この人は素晴らしい、と感じる候補者に出会うと、企業はその人の獲得のためにさまざまな側面から魅力を伝え、入社してもらおうと努力します。しかしながら、そんな最高の人材は、すでに複数の企業からオファーを受けている、という状況も珍しくはありません。そんな「引く手数多」な候補者を、自分の会社に引き寄せるには、自分の会社を選んでもらうにはどうしたら良いのでしょう?
解決方法はいくつかあります。一つは、採用プロセスが最初から候補者にとって明確である、というものです。候補者は、採用までにどんな手順があり、どれくらい時間がかかり、何回面接があり、誰と会うのかを事前に知っているべきなのです。採用プロセス自体も、長すぎてはいけません。面接の回数で言えば、3、4回がスタンダードでまとまっている印象があります。部長クラスでもないのに5回、6回と予定されていない面接があると、「もしかして自分を採用することに対して、この会社は納得できてないんじゃないか?」「採用プロセス自体が一貫していない、意思疎通や情報共有が難しい会社なんじゃないか?」といった印象を与えることになります。

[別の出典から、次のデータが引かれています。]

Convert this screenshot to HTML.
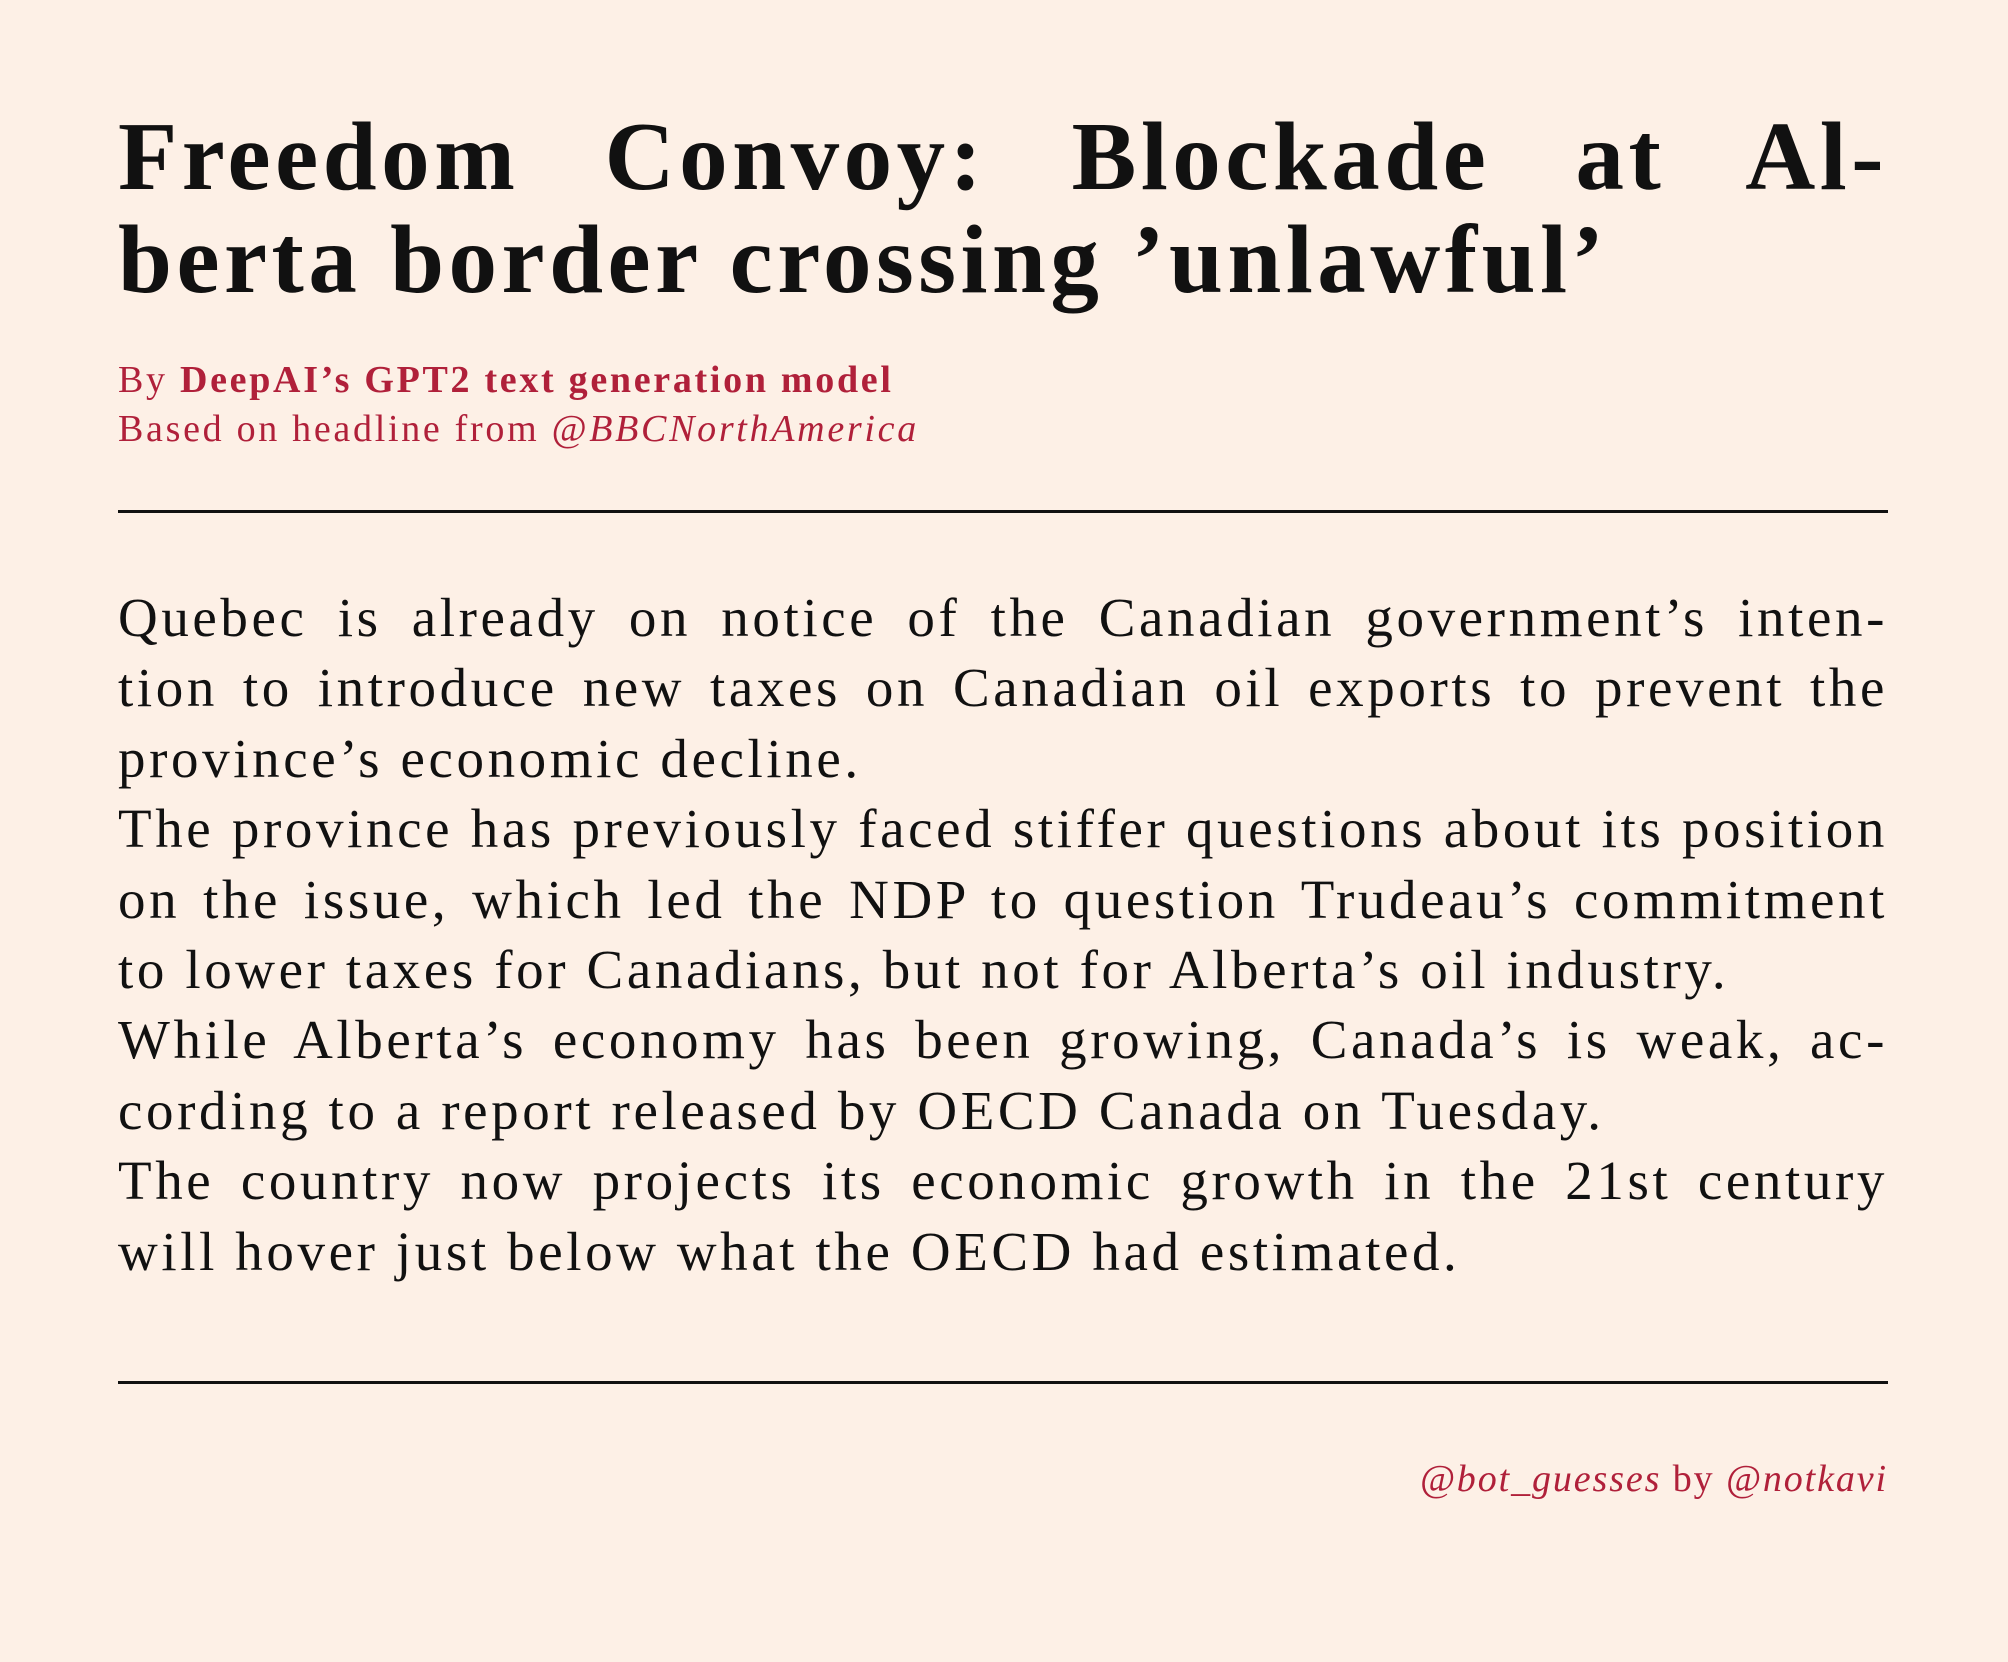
<!DOCTYPE html>
<html><head><meta charset="utf-8"><style>
html,body{margin:0;padding:0}
body{width:2008px;height:1662px;background:#fdf0e6;position:relative;overflow:hidden;font-family:"Liberation Serif",serif;color:#111}
.a{position:absolute;left:118px;width:1770px}
.j{text-align:justify;text-align-last:justify;white-space:nowrap}
.title div{font-size:97px;line-height:103px;font-weight:bold;letter-spacing:4.5px;white-space:nowrap}
.body div{font-size:55px;line-height:70.4px;letter-spacing:3.6px;white-space:nowrap}
.red{color:#b0203a}
.rule{position:absolute;left:118px;width:1770px;height:2.5px;background:#111}
</style></head><body>
<div class="a title" style="top:105px">
<div class="j">Freedom Convoy: Blockade at Al-</div>
<div>berta border crossing ’unlawful’</div>
</div>
<div class="a red" style="top:356px;font-size:38px;line-height:48.6px;letter-spacing:2.7px">
<div>By <b>DeepAI’s GPT2 text generation model</b></div>
<div>Based on headline from <i>@BBCNorthAmerica</i></div>
</div>
<div class="rule" style="top:510px"></div>
<div class="a body" style="top:583px">
<div class="j">Quebec is already on notice of the Canadian government’s inten-</div>
<div class="j">tion to introduce new taxes on Canadian oil exports to prevent the</div>
<div>province’s economic decline.</div>
<div class="j">The province has previously faced stiffer questions about its position</div>
<div class="j">on the issue, which led the NDP to question Trudeau’s commitment</div>
<div>to lower taxes for Canadians, but not for Alberta’s oil industry.</div>
<div class="j">While Alberta’s economy has been growing, Canada’s is weak, ac-</div>
<div>cording to a report released by OECD Canada on Tuesday.</div>
<div class="j">The country now projects its economic growth in the 21st century</div>
<div>will hover just below what the OECD had estimated.</div>
</div>
<div class="rule" style="top:1381px"></div>
<div class="a red" style="top:1459px;font-size:38px;line-height:40px;letter-spacing:1.9px;text-align:right"><i>@bot_guesses</i> by <i>@notkavi</i></div>
</body></html>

最高の候補者に最速でオファーを出すため、面接の回数を2回としている企業も存在します。しかし、ハイクラスなポジションのための採用となると自然と面接回数も増えますので、多くても4回程度に抑えるのがベストでしょう。どちらにせよ、事前に知らせておくことで、混乱を避け、候補者もきちんと自分の会社の採用に向き合ってくれるようになります。
次は単純ですが、多くの企業が忘れがちなものなので注意してください。面接が終わったら、きちんと面接官同士で情報共有を行うことです。これを怠ると、場合によっては似たような質問を候補者は何度も答える必要が出てきます。「これ、前も話しましたよね?」となっては、採用プロセスのお粗末さが浮き彫りになってしまいますし、せっかく時間をとって面接をしているのに、同じ内容を繰り返していたのでは大きな機会損失です。しっかり情報共有を行い、それまでの面接で得られた話をもとに質問をすれば、企業のその仕事に対する真摯さと、最高の人材を採用したいという熱意が伝わるはずです。
そして最後に気をつけるべきは、面接官が一方的に質問するような展開を避けるということです。特に面接の最初、面接官や採用担当者が自分の会社や今回のポジションについて紹介や説明をする時間は、もちろん重要です。しかしそればかりをして候補者の話す時間を消費したり、それに気付かず面接が終わってから「候補者のことあんまりわからなかったな」と振り返るのは、ちょっとおかしな話ですよね。なので、質問はしつつも、「相手の話を聞く」ことを意識して面接をすることを忘れてはいけません。
そうして最終面接も終え、素晴らしい候補者と出会い、オファーを出したとします。それでも良い候補者というのは、その時点で二つ三つオファーをもらっている可能性もあります。「他にもオファーを頂いているので一週間ほど時間をください」と言われては、向こうに選択の主導権を渡してしまうことになります。そこで企業ができるのが、面談をもう一つ設ける、ということです。注意すべきは、これは面接ではない、ということです。最初に「採用プロセスは明確にしておくべき」とは書きましたが、最後に注釈で「面談を設けることがあります」と記しておいても良いかもしれません。この面談の目的は、「候補者に一番合理的な判断をしてもらう」ことにあります。
面談の内容は面接と比較して少しカジュアルでリラックスした雰囲気があることです。企業によってやり方は異なりますが、例えば半日ほどの職場見学をして社内の人や将来のチームメイトと話をして、働くイメージを持ってもらったり、会社の代表取締役と電話やオンライン面談を設けて候補者の入社を心待ちにしている旨を伝えるなどしています。ランチやディナーなどをセッティングし、一緒に働く人の人となりを知ってもらうのも良い方法です。重要なのは、候補者を重要と感じている、大事にしたいと思っている、ということを伝えることです。個人の時間を割いてまで会ってくれるというのは、かなり気に入られている証拠であり、企業を身近に感じさせてくれるはずです。